The LDPE plant was delayed to a startup in November due to Hurricane Delta interrupting its planned October startup date.
The company's LDPE plant is the last of the new units to come online at its $12.9 billion Lake Charles expansion and is "progressing through the final stages of startup," Cusimano said.
The company said it "will release a formal disclosure to the market when the (LDPE) unit reaches beneficial operation."
Beneficial operation is defined as 72 hours of continuous on-spec production.
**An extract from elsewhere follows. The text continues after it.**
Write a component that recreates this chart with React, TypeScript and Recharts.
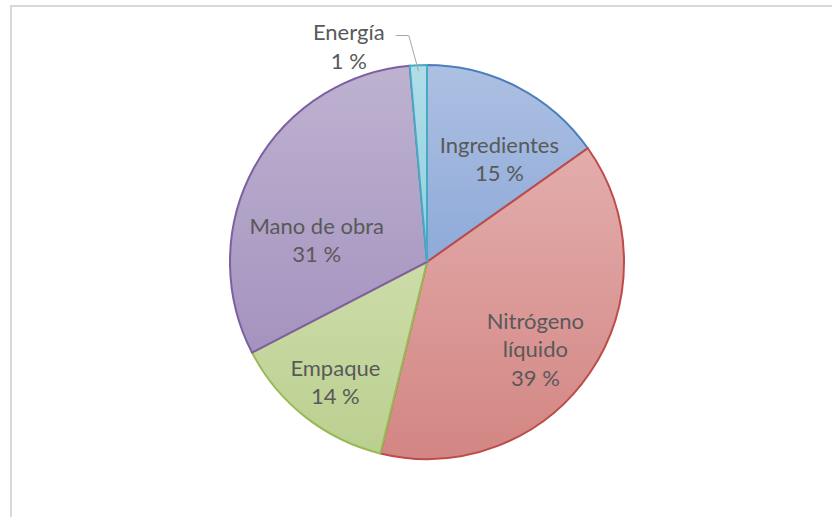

Sources have said they are not confident that the startup will occur anytime before December but expect LDPE spot export pricing to drop in the coming weeks as the market corrects itself from previous months.
Platts last assessed spot export LDPE down $11 day on day Nov. 2 at $1,113-$1,135/mt (50.5-51.5 cents/lb) FAS Houston, with rail car pricing talked at 48 cents/lb by sources.
Separately, Platts assessed the US domestic LDPE contract on Oct. 28 at a rollover for October at 74.5-75.5 cents/lb ($1,642.43-$1,664.47/mt) delivered railcar basis, based on demand tapering off and suppliers trying to keep the market stable, one source said.